Namun, tidak semua dampak teknologi terhadap asmara bersifat negatif. Ada banyak contoh bagaimana teknologi membantu memperkuat hubungan, menjaga jarak tetap dekat, dan memfasilitasi komunikasi yang lebih efektif. Pasangan yang terpisah jarak dapat menggunakan aplikasi video call untuk tetap terhubung dan berbagi pengalaman sehari-hari. Aplikasi manajemen hubungan dapat membantu pasangan melacak keuangan, merencanakan kegiatan bersama, dan mengatasi konflik secara konstruktif. Bahkan, ada aplikasi yang dirancang khusus untuk meningkatkan keintiman dan gairah dalam hubungan.

Masa depan romansa digital akan semakin menarik. Kita akan melihat perkembangan teknologi yang lebih canggih, seperti kecerdasan buatan (AI) yang dapat berperan sebagai konselor hubungan virtual, atau teknologi realitas virtual (VR) yang memungkinkan pasangan untuk berbagi pengalaman imersif bersama, meskipun terpisah jarak. Namun, penting untuk diingat bahwa teknologi hanyalah alat. Keberhasilan romansa digital bergantung pada bagaimana kita menggunakannya. Kita harus tetap berpegang pada nilai-nilai dasar seperti kejujuran, kepercayaan, dan komunikasi yang terbuka.

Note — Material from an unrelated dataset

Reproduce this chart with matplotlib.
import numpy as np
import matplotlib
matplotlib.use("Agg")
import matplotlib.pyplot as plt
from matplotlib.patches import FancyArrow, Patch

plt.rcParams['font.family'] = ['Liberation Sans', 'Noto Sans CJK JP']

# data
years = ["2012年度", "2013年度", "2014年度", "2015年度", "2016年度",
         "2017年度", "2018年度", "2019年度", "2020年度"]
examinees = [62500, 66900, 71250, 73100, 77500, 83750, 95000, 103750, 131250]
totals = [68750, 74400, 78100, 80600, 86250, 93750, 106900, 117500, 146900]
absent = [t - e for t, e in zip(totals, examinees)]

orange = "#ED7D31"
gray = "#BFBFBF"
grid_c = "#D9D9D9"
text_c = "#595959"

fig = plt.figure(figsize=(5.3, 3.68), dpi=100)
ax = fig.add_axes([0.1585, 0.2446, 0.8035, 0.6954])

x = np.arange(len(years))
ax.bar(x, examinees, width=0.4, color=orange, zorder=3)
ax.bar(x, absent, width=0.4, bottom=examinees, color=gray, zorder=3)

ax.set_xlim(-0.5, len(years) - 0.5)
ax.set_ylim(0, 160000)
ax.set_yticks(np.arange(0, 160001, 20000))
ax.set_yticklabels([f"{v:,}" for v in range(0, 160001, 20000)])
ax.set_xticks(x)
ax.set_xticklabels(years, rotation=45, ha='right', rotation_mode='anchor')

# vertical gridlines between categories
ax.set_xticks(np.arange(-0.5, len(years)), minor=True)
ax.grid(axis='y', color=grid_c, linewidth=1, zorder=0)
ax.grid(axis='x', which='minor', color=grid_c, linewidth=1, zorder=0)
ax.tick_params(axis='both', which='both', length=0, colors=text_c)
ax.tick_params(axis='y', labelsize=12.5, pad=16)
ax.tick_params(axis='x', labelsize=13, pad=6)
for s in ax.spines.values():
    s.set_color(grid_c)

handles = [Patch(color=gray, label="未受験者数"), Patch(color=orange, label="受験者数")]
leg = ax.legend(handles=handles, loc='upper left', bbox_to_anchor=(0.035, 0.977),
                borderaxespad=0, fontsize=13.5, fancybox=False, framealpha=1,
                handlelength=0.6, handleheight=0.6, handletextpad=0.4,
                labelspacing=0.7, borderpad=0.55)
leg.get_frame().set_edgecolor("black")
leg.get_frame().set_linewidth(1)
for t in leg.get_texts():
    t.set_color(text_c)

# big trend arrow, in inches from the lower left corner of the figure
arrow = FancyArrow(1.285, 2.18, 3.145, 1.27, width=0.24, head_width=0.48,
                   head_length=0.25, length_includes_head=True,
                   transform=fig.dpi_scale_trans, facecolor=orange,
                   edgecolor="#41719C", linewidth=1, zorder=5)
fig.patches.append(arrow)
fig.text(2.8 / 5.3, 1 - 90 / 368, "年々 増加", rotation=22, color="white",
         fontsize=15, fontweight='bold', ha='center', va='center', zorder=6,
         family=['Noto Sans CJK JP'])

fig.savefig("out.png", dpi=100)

Di era algoritma ini, penting untuk menyeimbangkan antara kemudahan dan kepraktisan teknologi dengan kebutuhan emosional dan psikologis kita. Jangan biarkan algoritma menentukan siapa yang kita cintai atau bagaimana kita mencintai. Kita harus tetap menjadi agen aktif dalam pencarian dan pemeliharaan cinta. Ingatlah, cinta sejati bukanlah sekadar serangkaian kode, melainkan sebuah koneksi manusia yang unik dan berharga. Jadi, navigasilah lanskap romansa digital dengan bijak, dengan hati yang terbuka dan pikiran yang jernih. Biarkan teknologi menjadi fasilitator, bukan pengendali, dalam kisah cinta Anda.